So the day has finally come. Time to put your game face on and make the bride your number one priority. It’s important to keep things in perspective and remember the role you signed up for. Your bride may be giddy with happiness or petrified with nerves—just be the friend she needs that day.
I’ll use photographs from the lovely Michele’s wedding to lay out how a traditional wedding day will unfold. This of course all flies out the window if your bride has planned a nontraditional ceremony. In that case, just be sure to communicate with her beforehand and know what she needs you to do.
So in our traditional scenario, bridesmaids are asked to meet several hours early to start getting ready. For a girl who can be dressed and out the door in fifteen minutes this may seem excessive, but you really will need the time if everyone is planning to get hair and makeup professionally done. Even if that’s not the case, remember that job of yours? Support. Your bride wants to be surrounded by her friends. Show up when she asks.
Ok, so the hair and makeup folks have arrived or you have broken out the curling irons and mascara yourself and the primping is under way. Wear a button-down shirt or loose top so that your hair and makeup won’t get messed up and you’ll be comfortable. What else should you do for the next couple hours? I’m partial to celebratory mimosas but I highly, highly recommend keeping drinking in check—one or two at most. If you start getting ready in the morning for an afternoon or evening wedding and drink at a steady pace, people will be wasted, tired and sloppy at the actual event. MOHs can coordinate with the bride’s mother to make sure there will be food for everyone. If Mom’s not planning to provide, make it your job to arrange this. You all need to eat at least something small. No one wants to pass out at the wedding. Youtube “bridesmaid fainting” for a preview of how that will go.
Holding the bride’s mimosa.
This is also a great time to present the bride with a small gift from her maids. For Michele, we got her an FSU garter. The bride may have favors for you as well (Michele made us beautiful bracelets to wear on the day!).
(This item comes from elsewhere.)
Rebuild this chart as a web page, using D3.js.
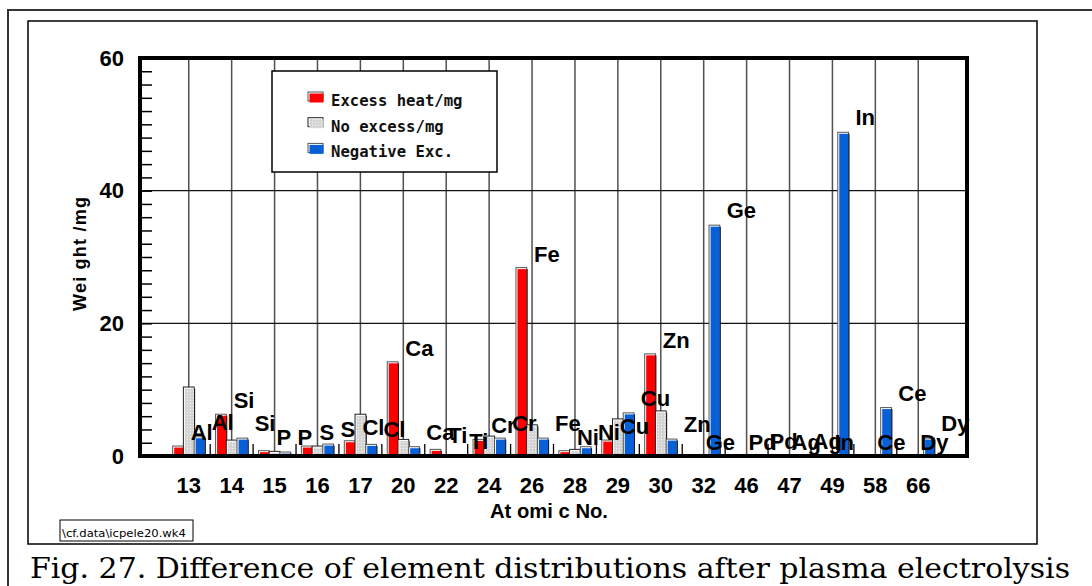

Sometimes you’ll present the bride with a gift as a group, but I don’t think it’s absolutely necessary since you’ll already have given her shower/bachelorette/wedding gifts. One thing I always try to do though is bring a card for the bride and share a private moment with her. I like to include my thanks for asking me to be in her wedding, my excitement for the day and encouragement about the future. It’s a great way to share a personal moment before she gets swept up in the events of the ceremony and reception. I kind of cherish that getting ready time, because after that the bride is going to be bombarded by the other guests and you won’t have as much time with her.
Michele with her gift—an FSU garter.
After all the maids are dressed, you’ll help the bride into her gown. If she’s using a professional photographer they will probably be on hand at that point to capture the moment. For the next hour (or so) you’ll take pictures with the bride, either at the reception venue or the church. Some couples may choose to do a “first look,” in which case the whole wedding party will meet up and take photographs before the ceremony. If there’s no first look, you’ll be expected to take more pictures after the ceremony. Either way, you’re in for the long haul here. The MOH should stay with the bride at all times and make sure her dress and hair are always looking great. Carry her train for her if she has one and step in to fix problems if you see them (I don’t want to even get into the red underwear situation).
The first look!
After photographs it’s time for the ceremony! When processing down the aisle, adopt that time-honored BBQ slogan: slow and low. Walk slowly and carry your bouquet low, where your hands would sit naturally if you folded them in front. Higher will block your face and dress and just looks weird. The MOH holds the ring (if she has a pocket or place to keep it; if not sometimes the best man will carry both rings). She stands beside the bride, fixes her train and veil when the bride makes it down the aisle and holds the bride’s bouquet and her own throughout the ceremony. When the vows are said and the ceremony complete, the MOH, along with the Best Man, will sign the marriage license—the true reason we have attendants in the first place. They are our witnesses to the validity of the marriage!
Excellent bouquet form.
If your couple has planned post-ceremony pictures you’ll now partake in those. Then the wedding party heads to the reception. Some couples may want you to be formally introduced, in which case you’ll wait for the other guests to enter and then come into the reception as your names are announced. Sometimes the wedding party stands around the dance floor as the couple has their first dance, other times they might join in after a few bars or just take your seats. It’s a good idea to find out in the morning what your bride had planned for this, because in the moment she’s going to be a litttle preoccupied.
An enthusiastic introduction.
The bridal party gathers around during the first dance.
Then, unless you’re the MOH, your “official” duties have ended! Your unofficial duties: make sure guests are having a good time—point out wedding day events like photo booths or guest books, help pass out favors, lead dances if necessary, chat with lonely old ladies, if single cruise for eligible bachelors—you know the drill. If your bride has taken a more DIY approach, your work may only be beginning, but that’s really specific to each bride.
She doesn’t even know that woman (to my knowledge).
If you’re the MOH, you’ll need to give a speech. But more on that another time.